** START OF Items **
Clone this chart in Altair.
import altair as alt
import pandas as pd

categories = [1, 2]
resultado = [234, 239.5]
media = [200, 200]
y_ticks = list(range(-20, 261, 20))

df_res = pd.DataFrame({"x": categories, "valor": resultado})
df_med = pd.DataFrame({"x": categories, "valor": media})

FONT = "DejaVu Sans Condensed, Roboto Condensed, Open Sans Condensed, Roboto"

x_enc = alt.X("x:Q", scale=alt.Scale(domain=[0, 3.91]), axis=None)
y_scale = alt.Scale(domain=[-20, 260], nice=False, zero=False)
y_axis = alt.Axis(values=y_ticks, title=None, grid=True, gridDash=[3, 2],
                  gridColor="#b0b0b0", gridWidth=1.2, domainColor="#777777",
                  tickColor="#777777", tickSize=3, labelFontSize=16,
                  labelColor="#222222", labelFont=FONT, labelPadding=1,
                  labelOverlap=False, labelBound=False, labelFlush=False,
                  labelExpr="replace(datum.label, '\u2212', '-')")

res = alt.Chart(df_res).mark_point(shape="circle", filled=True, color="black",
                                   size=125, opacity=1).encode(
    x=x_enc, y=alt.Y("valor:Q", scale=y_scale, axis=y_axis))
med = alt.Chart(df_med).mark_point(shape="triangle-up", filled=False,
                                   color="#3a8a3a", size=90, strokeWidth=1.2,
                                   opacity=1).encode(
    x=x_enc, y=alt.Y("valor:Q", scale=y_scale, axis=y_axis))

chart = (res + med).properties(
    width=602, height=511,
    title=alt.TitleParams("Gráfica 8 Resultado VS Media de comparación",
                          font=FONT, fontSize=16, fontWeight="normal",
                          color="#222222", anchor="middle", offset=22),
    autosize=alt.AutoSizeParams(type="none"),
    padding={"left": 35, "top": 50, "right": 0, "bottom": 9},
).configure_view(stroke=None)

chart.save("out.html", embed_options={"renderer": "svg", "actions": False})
** END OF Items **
** START OF Items **
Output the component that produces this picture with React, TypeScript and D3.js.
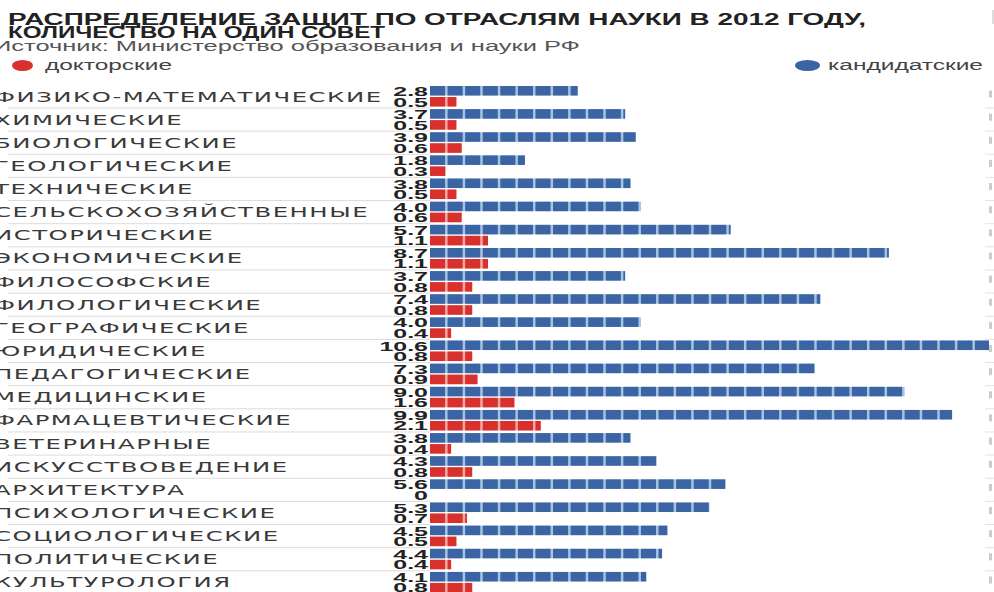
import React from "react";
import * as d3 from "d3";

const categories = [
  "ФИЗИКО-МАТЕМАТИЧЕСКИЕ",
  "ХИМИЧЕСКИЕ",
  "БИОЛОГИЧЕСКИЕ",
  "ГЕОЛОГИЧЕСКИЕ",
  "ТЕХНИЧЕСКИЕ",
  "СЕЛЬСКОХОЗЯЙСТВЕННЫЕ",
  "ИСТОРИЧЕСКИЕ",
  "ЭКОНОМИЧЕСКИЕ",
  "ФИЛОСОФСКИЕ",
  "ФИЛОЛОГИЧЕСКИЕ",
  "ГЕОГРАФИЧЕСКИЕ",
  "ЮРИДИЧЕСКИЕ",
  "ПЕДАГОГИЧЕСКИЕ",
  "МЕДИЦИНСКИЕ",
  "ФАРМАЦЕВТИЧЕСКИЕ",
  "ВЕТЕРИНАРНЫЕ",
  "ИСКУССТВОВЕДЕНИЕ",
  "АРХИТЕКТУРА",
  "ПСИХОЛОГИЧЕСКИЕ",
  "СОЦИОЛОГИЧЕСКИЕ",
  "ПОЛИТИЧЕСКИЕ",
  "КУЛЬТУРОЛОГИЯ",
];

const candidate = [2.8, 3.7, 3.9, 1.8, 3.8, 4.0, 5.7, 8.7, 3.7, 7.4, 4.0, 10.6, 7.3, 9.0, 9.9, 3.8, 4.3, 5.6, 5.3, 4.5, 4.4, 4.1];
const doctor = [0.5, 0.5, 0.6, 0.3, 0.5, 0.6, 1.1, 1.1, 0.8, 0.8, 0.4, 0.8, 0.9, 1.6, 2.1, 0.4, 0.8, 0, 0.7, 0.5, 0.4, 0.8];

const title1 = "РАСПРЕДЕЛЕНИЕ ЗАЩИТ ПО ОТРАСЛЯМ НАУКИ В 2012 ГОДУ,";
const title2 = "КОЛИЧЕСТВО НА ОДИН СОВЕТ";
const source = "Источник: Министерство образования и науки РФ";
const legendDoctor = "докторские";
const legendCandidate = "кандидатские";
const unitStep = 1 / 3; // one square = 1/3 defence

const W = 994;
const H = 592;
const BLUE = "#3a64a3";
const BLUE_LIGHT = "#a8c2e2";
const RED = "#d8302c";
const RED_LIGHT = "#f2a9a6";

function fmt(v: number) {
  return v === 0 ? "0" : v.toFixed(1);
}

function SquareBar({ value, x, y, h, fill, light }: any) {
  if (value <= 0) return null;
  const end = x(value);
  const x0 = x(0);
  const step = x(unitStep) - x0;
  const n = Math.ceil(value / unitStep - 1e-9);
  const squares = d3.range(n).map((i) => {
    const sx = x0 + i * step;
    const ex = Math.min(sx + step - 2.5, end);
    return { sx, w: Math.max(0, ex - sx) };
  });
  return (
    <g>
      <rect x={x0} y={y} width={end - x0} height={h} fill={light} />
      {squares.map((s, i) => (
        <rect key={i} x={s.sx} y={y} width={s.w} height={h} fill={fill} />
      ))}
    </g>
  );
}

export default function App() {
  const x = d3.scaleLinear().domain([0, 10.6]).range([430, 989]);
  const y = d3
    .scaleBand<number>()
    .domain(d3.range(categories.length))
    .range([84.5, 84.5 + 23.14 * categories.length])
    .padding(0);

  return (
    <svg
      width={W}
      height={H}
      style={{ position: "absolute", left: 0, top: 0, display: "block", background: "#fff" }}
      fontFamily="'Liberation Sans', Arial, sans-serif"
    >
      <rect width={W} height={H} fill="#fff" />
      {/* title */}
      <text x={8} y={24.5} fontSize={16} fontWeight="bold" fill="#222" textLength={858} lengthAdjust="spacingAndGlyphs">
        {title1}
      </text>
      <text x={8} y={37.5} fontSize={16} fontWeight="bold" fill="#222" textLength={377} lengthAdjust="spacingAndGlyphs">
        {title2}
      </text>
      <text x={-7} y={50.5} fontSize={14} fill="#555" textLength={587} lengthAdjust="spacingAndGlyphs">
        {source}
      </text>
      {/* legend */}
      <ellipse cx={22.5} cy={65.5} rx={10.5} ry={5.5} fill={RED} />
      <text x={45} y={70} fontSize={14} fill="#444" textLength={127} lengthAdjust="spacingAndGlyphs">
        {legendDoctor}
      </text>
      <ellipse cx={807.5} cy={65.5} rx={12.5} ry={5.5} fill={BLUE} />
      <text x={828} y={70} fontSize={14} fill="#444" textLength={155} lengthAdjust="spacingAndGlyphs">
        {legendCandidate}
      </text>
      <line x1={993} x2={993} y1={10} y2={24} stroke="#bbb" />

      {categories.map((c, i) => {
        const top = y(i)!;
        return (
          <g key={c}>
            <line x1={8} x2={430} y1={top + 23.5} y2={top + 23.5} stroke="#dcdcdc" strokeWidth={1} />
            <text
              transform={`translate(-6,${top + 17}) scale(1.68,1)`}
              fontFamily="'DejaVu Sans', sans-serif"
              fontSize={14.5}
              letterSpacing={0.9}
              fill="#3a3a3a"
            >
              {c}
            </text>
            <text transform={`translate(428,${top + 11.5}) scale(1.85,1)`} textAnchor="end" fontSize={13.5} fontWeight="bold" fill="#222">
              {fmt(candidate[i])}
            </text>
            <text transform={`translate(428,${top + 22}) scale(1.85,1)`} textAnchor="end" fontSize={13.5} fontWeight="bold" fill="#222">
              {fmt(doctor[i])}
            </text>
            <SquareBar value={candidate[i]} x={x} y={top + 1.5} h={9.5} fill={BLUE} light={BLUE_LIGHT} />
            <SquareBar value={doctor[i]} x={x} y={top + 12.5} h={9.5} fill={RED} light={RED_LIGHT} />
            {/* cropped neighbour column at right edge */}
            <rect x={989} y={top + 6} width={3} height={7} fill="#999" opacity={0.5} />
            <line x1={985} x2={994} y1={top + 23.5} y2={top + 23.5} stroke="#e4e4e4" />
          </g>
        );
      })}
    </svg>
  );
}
** END OF Items **
** START OF Items **
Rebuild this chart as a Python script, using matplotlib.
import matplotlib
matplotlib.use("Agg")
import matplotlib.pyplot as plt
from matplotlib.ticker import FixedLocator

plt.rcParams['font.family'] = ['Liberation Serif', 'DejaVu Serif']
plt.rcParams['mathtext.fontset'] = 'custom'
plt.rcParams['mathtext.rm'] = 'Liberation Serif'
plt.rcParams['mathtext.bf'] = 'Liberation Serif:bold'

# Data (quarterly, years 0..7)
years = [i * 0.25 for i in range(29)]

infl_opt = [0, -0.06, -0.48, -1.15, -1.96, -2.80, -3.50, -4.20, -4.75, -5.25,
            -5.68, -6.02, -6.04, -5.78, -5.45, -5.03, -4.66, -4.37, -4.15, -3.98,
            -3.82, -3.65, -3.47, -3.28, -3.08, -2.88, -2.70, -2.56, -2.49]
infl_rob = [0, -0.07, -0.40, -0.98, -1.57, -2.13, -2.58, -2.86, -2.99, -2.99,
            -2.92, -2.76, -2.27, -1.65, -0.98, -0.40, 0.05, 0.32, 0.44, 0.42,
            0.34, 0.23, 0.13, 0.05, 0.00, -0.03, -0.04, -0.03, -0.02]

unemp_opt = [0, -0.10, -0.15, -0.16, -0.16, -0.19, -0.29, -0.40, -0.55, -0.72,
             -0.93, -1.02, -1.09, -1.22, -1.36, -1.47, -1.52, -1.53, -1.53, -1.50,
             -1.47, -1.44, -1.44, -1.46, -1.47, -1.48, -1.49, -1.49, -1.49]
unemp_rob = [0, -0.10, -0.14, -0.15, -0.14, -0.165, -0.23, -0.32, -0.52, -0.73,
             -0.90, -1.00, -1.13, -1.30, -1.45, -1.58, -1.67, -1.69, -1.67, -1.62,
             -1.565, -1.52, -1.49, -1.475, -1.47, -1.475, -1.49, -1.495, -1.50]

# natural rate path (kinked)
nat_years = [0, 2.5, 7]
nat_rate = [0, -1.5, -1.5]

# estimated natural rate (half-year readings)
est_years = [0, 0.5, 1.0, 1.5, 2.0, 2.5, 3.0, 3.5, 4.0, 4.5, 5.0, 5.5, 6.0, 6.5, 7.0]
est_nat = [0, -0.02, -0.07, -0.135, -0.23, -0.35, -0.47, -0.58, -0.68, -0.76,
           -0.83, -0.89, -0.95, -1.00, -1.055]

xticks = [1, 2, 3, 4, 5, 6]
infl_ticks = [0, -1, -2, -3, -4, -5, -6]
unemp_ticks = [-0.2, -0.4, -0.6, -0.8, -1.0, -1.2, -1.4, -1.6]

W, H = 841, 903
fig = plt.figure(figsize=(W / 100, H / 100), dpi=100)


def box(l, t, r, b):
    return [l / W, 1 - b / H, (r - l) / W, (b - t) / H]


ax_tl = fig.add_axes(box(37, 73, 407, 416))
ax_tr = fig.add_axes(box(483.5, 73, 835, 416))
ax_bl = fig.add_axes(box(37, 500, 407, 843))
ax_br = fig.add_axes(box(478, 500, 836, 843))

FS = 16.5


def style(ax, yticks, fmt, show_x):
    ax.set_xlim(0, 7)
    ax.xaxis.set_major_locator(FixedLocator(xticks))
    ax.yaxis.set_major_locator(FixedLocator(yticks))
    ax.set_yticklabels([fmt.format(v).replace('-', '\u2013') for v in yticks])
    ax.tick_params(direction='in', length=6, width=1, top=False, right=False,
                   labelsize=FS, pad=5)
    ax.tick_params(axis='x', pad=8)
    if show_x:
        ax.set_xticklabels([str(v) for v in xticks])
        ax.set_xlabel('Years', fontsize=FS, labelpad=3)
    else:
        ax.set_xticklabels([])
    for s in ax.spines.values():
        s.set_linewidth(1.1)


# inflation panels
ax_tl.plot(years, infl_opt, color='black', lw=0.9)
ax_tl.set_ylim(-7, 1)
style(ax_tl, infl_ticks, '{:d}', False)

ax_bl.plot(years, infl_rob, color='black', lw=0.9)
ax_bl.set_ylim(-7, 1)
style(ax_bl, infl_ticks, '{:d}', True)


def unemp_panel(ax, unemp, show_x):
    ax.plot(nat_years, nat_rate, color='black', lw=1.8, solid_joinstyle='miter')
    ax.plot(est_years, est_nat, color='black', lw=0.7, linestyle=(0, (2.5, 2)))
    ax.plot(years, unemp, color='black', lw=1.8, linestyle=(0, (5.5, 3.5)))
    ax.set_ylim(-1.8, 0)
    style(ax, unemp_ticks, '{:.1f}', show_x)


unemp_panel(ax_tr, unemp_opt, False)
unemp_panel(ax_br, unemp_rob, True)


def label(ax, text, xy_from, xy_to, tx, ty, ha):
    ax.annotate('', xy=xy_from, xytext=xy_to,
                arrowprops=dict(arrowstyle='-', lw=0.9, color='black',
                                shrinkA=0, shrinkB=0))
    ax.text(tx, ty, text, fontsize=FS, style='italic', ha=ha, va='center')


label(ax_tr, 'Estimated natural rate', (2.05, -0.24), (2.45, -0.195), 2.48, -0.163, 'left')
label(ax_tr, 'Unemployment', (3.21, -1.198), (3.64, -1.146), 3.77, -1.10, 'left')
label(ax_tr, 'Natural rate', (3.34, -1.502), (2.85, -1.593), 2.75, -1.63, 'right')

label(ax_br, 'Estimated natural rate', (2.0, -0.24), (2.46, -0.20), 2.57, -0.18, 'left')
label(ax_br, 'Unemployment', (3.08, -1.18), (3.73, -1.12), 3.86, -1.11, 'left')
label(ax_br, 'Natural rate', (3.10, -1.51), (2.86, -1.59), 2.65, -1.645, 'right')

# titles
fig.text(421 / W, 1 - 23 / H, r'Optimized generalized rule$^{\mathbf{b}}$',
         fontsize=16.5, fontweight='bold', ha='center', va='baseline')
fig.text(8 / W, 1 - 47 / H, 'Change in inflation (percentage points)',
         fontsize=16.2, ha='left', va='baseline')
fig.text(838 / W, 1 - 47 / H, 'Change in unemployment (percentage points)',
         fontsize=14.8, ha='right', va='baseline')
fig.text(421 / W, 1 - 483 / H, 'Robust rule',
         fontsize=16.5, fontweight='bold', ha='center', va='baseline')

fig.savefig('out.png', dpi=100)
** END OF Items **
Brief
Go back to the lines above and output, exactly as they stand, the ones from the line containing "Output the component" to the line containing "0.5, 0.4, 0.8];". Leave all pictures behind.

Output of the exercise
Output the component that produces this picture with React, TypeScript and D3.js.
import React from "react";
import * as d3 from "d3";

const categories = [
  "ФИЗИКО-МАТЕМАТИЧЕСКИЕ",
  "ХИМИЧЕСКИЕ",
  "БИОЛОГИЧЕСКИЕ",
  "ГЕОЛОГИЧЕСКИЕ",
  "ТЕХНИЧЕСКИЕ",
  "СЕЛЬСКОХОЗЯЙСТВЕННЫЕ",
  "ИСТОРИЧЕСКИЕ",
  "ЭКОНОМИЧЕСКИЕ",
  "ФИЛОСОФСКИЕ",
  "ФИЛОЛОГИЧЕСКИЕ",
  "ГЕОГРАФИЧЕСКИЕ",
  "ЮРИДИЧЕСКИЕ",
  "ПЕДАГОГИЧЕСКИЕ",
  "МЕДИЦИНСКИЕ",
  "ФАРМАЦЕВТИЧЕСКИЕ",
  "ВЕТЕРИНАРНЫЕ",
  "ИСКУССТВОВЕДЕНИЕ",
  "АРХИТЕКТУРА",
  "ПСИХОЛОГИЧЕСКИЕ",
  "СОЦИОЛОГИЧЕСКИЕ",
  "ПОЛИТИЧЕСКИЕ",
  "КУЛЬТУРОЛОГИЯ",
];

const candidate = [2.8, 3.7, 3.9, 1.8, 3.8, 4.0, 5.7, 8.7, 3.7, 7.4, 4.0, 10.6, 7.3, 9.0, 9.9, 3.8, 4.3, 5.6, 5.3, 4.5, 4.4, 4.1];
const doctor = [0.5, 0.5, 0.6, 0.3, 0.5, 0.6, 1.1, 1.1, 0.8, 0.8, 0.4, 0.8, 0.9, 1.6, 2.1, 0.4, 0.8, 0, 0.7, 0.5, 0.4, 0.8];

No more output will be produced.